Thailand’s Thai Airways said Tuesday it is cutting its workforce by half and reducing the size of its fleet to become a leaner and more efficient airline as it unveiled its restructuring plan, officials said.
The airline was struggling long before the coronavirus pandemic, posting losses almost every year since 2012, with a record loss of 141.1 billion baht (US$4.66 billion) last year, Reuters reviewed.
Acting president Chansin Treenuchagron told a briefing that the company plans to keep between 13,000 and 15,000 employees on its payroll between now and 2025, adding that this move will make it more agile.
It currently has about 19,500 full-time employees, down from 28,000 in 2019, and expects 6,000 to leave the company by the end of this year.
These reductions are part of initiatives such as the renegotiation of leases, which will save the airline 52 billion baht through 2022, Treenuchagron said.

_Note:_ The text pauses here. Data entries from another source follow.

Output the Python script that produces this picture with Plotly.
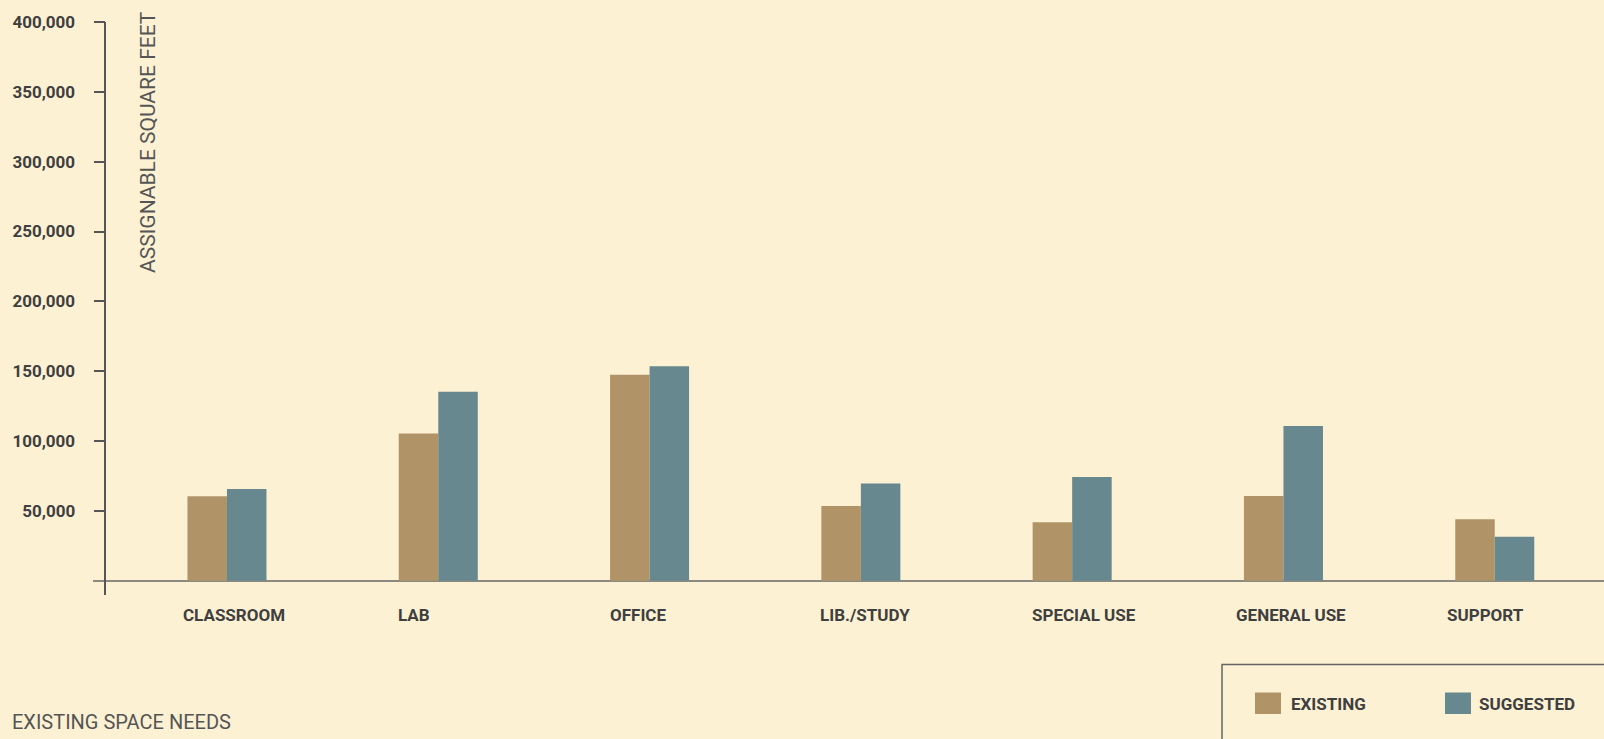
import plotly.graph_objects as go

categories = ["CLASSROOM", "LAB", "OFFICE", "LIB./STUDY", "SPECIAL USE", "GENERAL USE", "SUPPORT"]
existing = [60500, 105300, 147500, 53500, 41800, 60600, 44000]
suggested = [65700, 135200, 153500, 69500, 74300, 110800, 31500]
y_ticks = [50000, 100000, 150000, 200000, 250000, 300000, 350000, 400000]
y_tick_labels = ["50,000", "100,000", "150,000", "200,000", "250,000", "300,000", "350,000", "400,000"]
series_names = ["EXISTING", "SUGGESTED"]
series_colors = ["#b09467", "#68888f"]
# horizontal nudge (px) of each category label's left edge from the category centre
label_shift = [-46, -42, -42, -43, -42, -49, -50]

BG = "#fdf1d4"
TXT = "#3f3f3f"
W, H = 1604, 739
ML, MR, MT, MB = 93, 0, 22, 144

fig = go.Figure()
for name, vals, col in zip(series_names, [existing, suggested], series_colors):
    fig.add_trace(go.Bar(x=categories, y=vals, name=name, marker=dict(color=col, line=dict(width=0)),
                         showlegend=False, hoverinfo="x+y+name"))

pw = W - ML - MR
ph = H - MT - MB
fig.update_layout(
    width=W, height=H,
    margin=dict(l=ML, r=MR, t=MT, b=MB, pad=0),
    paper_bgcolor=BG, plot_bgcolor=BG,
    barmode="group", bargap=0.626, bargroupgap=0,
    font=dict(family="Roboto", color=TXT),
    xaxis=dict(
        domain=[0, 1],
        range=[-0.634, 6.517],
        showgrid=False, showline=False, zeroline=False, ticks="",
        showticklabels=False,
        fixedrange=True,
    ),
    yaxis=dict(
        anchor="free", position=(105.3 - ML) / pw,
        range=[-10244, 400000],
        tickvals=y_ticks, ticktext=y_tick_labels,
        showgrid=False,
        showline=True, linecolor="#555555", linewidth=1.5,
        ticks="outside", ticklen=11, tickwidth=1.5, tickcolor="#555555",
        zeroline=True, zerolinecolor="#8c8a80", zerolinewidth=2,
        tickfont=dict(family="Roboto", size=17, color=TXT, weight="bold"),
        ticklabelstandoff=15,
        fixedrange=True,
    ),
)

def px_x(p):
    return (p - ML) / pw

def px_y(p):
    return 1 - (p - MT) / ph

# category labels
for cat, sh in zip(categories, label_shift):
    fig.add_annotation(text=cat, xref="x", yref="paper", x=cat, y=px_y(615), xshift=sh,
                       xanchor="left", yanchor="middle", showarrow=False,
                       font=dict(family="Roboto", size=17, color=TXT, weight="bold"))

# axis title
fig.add_annotation(text="ASSIGNABLE SQUARE FEET", textangle=-90, xref="paper", yref="paper",
                   x=px_x(148), y=px_y(9), xanchor="center", yanchor="top", showarrow=False,
                   font=dict(family="Roboto", size=21, color="#555555"))
# caption
fig.add_annotation(text="EXISTING SPACE NEEDS", xref="paper", yref="paper",
                   x=px_x(10), y=px_y(722), xanchor="left", yanchor="middle", showarrow=False,
                   font=dict(family="Roboto", size=20, color="#555555"))

# legend box
fig.add_shape(type="rect", xref="paper", yref="paper", x0=px_x(1222), x1=px_x(1700),
              y0=px_y(664.5), y1=px_y(800), line=dict(color="#666666", width=1.5), fillcolor="rgba(0,0,0,0)")
leg_sw_x = [1255, 1445]
leg_tx_x = [1289, 1477]
for name, col, sx, tx in zip(series_names, series_colors, leg_sw_x, leg_tx_x):
    fig.add_shape(type="rect", xref="paper", yref="paper", x0=px_x(sx), x1=px_x(sx + 26),
                  y0=px_y(692.5), y1=px_y(714), line=dict(width=0), fillcolor=col)
    fig.add_annotation(text=name, xref="paper", yref="paper", x=px_x(tx), y=px_y(703.5),
                       xanchor="left", yanchor="middle", showarrow=False,
                       font=dict(family="Roboto", size=17, color=TXT, weight="bold"))

fig.write_html("out.html", config={"displayModeBar": False})
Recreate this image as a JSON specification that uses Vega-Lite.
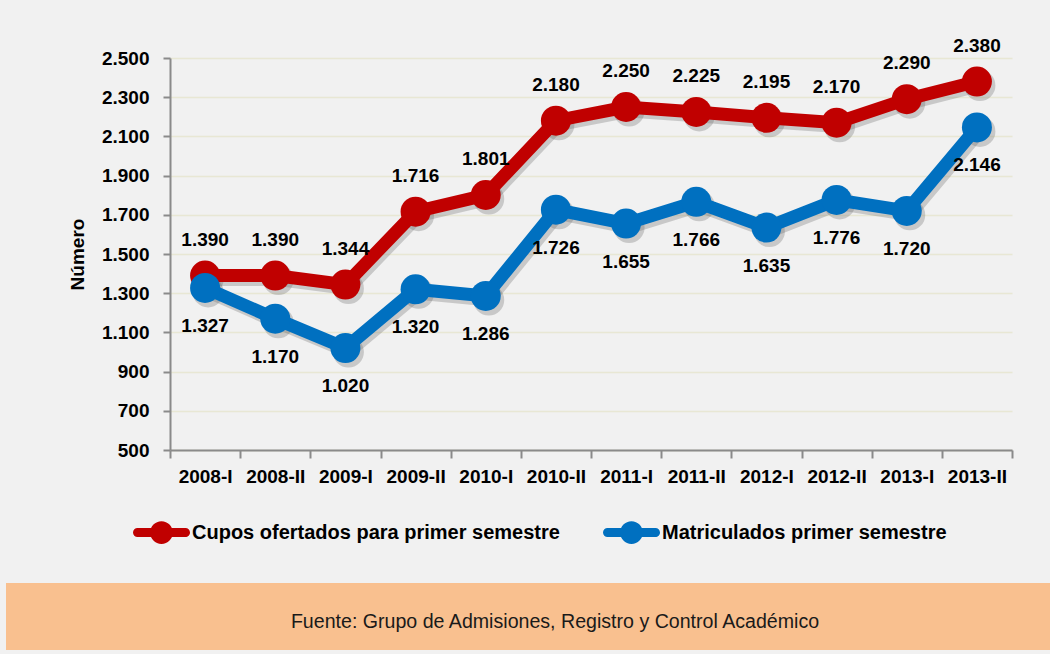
{
  "$schema": "https://vega.github.io/schema/vega-lite/v6.json",
  "background": "#f1f1f1",
  "padding": {"left": 6, "top": 36, "right": 0, "bottom": 4},
  "config": {
    "locale": {"number": {"decimal": ",", "thousands": ".", "grouping": [3], "currency": ["$", ""]}},
    "view": {"stroke": null},
    "font": "Liberation Sans",
    "legend": {
      "orient": "none",
      "legendX": -37,
      "legendY": 446,
      "direction": "horizontal",
      "symbolType": "M -0.84 -0.16 L 0.84 -0.16 A 0.16 0.16 0 0 1 0.84 0.16 L -0.84 0.16 A 0.16 0.16 0 0 1 -0.84 -0.16 Z M 0 -0.4 A 0.4 0.4 0 1 1 0 0.4 A 0.4 0.4 0 1 1 0 -0.4 Z",
      "symbolSize": 3249,
      "symbolStrokeWidth": 0,
      "symbolOpacity": 1,
      "labelFontSize": 20,
      "labelFontWeight": "bold",
      "labelColor": "#000000",
      "labelOffset": 2,
      "labelLimit": 600,
      "columnPadding": 43
    }
  },
  "spacing": 39,
  "resolve": {"legend": {"fill": "independent", "stroke": "independent"}, "scale": {"fill": "independent", "stroke": "independent"}},
  "vconcat": [
    {
      "spacing": 0,
      "resolve": {"legend": {"fill": "independent", "stroke": "independent"}, "scale": {"fill": "independent", "stroke": "independent"}},
      "hconcat": [
        {
          "width": 62,
          "height": 10,
          "data": {"values": [{}]},
          "mark": {"type": "text"},
          "encoding": {"text": {"value": ""}}
        },
        {
          "width": 842,
          "height": 392,
          "data": {
            "values": [
              {"periodo": "2008-I", "serie": "Cupos ofertados para primer semestre", "valor": 1390},
              {"periodo": "2008-II", "serie": "Cupos ofertados para primer semestre", "valor": 1390},
              {"periodo": "2009-I", "serie": "Cupos ofertados para primer semestre", "valor": 1344},
              {"periodo": "2009-II", "serie": "Cupos ofertados para primer semestre", "valor": 1716},
              {"periodo": "2010-I", "serie": "Cupos ofertados para primer semestre", "valor": 1801},
              {"periodo": "2010-II", "serie": "Cupos ofertados para primer semestre", "valor": 2180},
              {"periodo": "2011-I", "serie": "Cupos ofertados para primer semestre", "valor": 2250},
              {"periodo": "2011-II", "serie": "Cupos ofertados para primer semestre", "valor": 2225},
              {"periodo": "2012-I", "serie": "Cupos ofertados para primer semestre", "valor": 2195},
              {"periodo": "2012-II", "serie": "Cupos ofertados para primer semestre", "valor": 2170},
              {"periodo": "2013-I", "serie": "Cupos ofertados para primer semestre", "valor": 2290},
              {"periodo": "2013-II", "serie": "Cupos ofertados para primer semestre", "valor": 2380},
              {"periodo": "2008-I", "serie": "Matriculados primer semestre", "valor": 1327},
              {"periodo": "2008-II", "serie": "Matriculados primer semestre", "valor": 1170},
              {"periodo": "2009-I", "serie": "Matriculados primer semestre", "valor": 1020},
              {"periodo": "2009-II", "serie": "Matriculados primer semestre", "valor": 1320},
              {"periodo": "2010-I", "serie": "Matriculados primer semestre", "valor": 1286},
              {"periodo": "2010-II", "serie": "Matriculados primer semestre", "valor": 1726},
              {"periodo": "2011-I", "serie": "Matriculados primer semestre", "valor": 1655},
              {"periodo": "2011-II", "serie": "Matriculados primer semestre", "valor": 1766},
              {"periodo": "2012-I", "serie": "Matriculados primer semestre", "valor": 1635},
              {"periodo": "2012-II", "serie": "Matriculados primer semestre", "valor": 1776},
              {"periodo": "2013-I", "serie": "Matriculados primer semestre", "valor": 1720},
              {"periodo": "2013-II", "serie": "Matriculados primer semestre", "valor": 2146}
            ]
          },
          "encoding": {
            "x": {
              "field": "periodo",
              "type": "nominal",
              "sort": ["2008-I", "2008-II", "2009-I", "2009-II", "2010-I", "2010-II", "2011-I", "2011-II", "2012-I", "2012-II", "2013-I", "2013-II"],
              "scale": {"type": "band", "paddingInner": 0, "paddingOuter": 0},
              "axis": {
                "title": null,
                "labelAngle": 0,
                "labelFontSize": 19,
                "labelFontWeight": "bold",
                "labelColor": "#000000",
                "labelPadding": 9,
                "tickBand": "extent",
                "tickSize": 8,
                "tickWidth": 2,
                "tickColor": "#8a8a8a",
                "domainColor": "#8a8a8a",
                "domainWidth": 2,
                "grid": false,
                "zindex": 0
              }
            },
            "y": {
              "field": "valor",
              "type": "quantitative",
              "scale": {"domain": [500, 2500], "nice": false, "zero": false},
              "axis": {
                "title": "Número",
                "titleFontSize": 19,
                "titleFontWeight": "bold",
                "titleColor": "#000000",
                "titlePadding": 14,
                "values": [500, 700, 900, 1100, 1300, 1500, 1700, 1900, 2100, 2300, 2500],
                "format": ",d",
                "labelFontSize": 19,
                "labelFontWeight": "bold",
                "labelColor": "#000000",
                "labelPadding": 14,
                "tickSize": 7,
                "tickWidth": 2,
                "tickColor": "#8a8a8a",
                "domainColor": "#8a8a8a",
                "domainWidth": 2,
                "grid": true,
                "gridColor": "#e8e7d4",
                "gridWidth": 1.5,
                "zindex": 0
              }
            }
          },
          "layer": [
            {
              "mark": {"type": "line", "strokeWidth": 13, "color": "#6b6b6b", "opacity": 0.3, "xOffset": 3, "yOffset": 4},
              "encoding": {"detail": {"field": "serie", "type": "nominal"}}
            },
            {
              "mark": {"type": "point", "filled": true, "shape": "circle", "size": 960, "color": "#6b6b6b", "opacity": 0.3, "xOffset": 3, "yOffset": 4},
              "encoding": {}
            },
            {
              "mark": {"type": "line", "strokeWidth": 13},
              "encoding": {
                "stroke": {
                  "field": "serie",
                  "type": "nominal",
                  "title": null,
                  "scale": {"domain": ["Cupos ofertados para primer semestre", "Matriculados primer semestre"], "range": ["#c00000", "#0070c0"]}
                }
              }
            },
            {
              "mark": {"type": "point", "filled": true, "shape": "circle", "size": 900, "opacity": 1},
              "encoding": {
                "fill": {
                  "field": "serie",
                  "type": "nominal",
                  "title": null,
                  "scale": {"domain": ["Cupos ofertados para primer semestre", "Matriculados primer semestre"], "range": ["#c00000", "#0070c0"]}
                }
              }
            },
            {
              "transform": [{"filter": "datum.serie === 'Cupos ofertados para primer semestre'"}],
              "mark": {"type": "text", "dy": -36, "fontSize": 19, "fontWeight": "bold", "color": "#000000"},
              "encoding": {"text": {"field": "valor", "type": "quantitative", "format": ",d"}}
            },
            {
              "transform": [{"filter": "datum.serie === 'Matriculados primer semestre'"}],
              "mark": {"type": "text", "dy": 38, "fontSize": 19, "fontWeight": "bold", "color": "#000000"},
              "encoding": {"text": {"field": "valor", "type": "quantitative", "format": ",d"}}
            }
          ]
        }
      ]
    },
    {
      "width": 1044,
      "height": 67,
      "view": {"fill": "#f9c08f", "stroke": null},
      "data": {"values": [{}]},
      "mark": {"type": "text", "fontSize": 19.6, "color": "#1a1a1a", "dx": 27, "dy": 5},
      "encoding": {"text": {"value": "Fuente: Grupo de Admisiones, Registro y Control Académico"}}
    }
  ]
}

Thai Airways also plans to cut its fleet size to 86 aircraft by 2025 and halve the number of aircraft types and engines to reduce costs.
Its turnaround plan submitted to the country’s Legal Enforcement Department will need approval from its creditors and the Central Bankruptcy Court.
Creditors will meet on May 12 to decide on the plan; if approved, it will be sent to the court, which will make a decision around June or July, Treenuchagron added.
The plan calls for raising capital or loans of about 50 billion baht to cover the airline’s needs for two years, so that it will have liquidity as operations increase, said Chai Eamsiri, vice president for finance.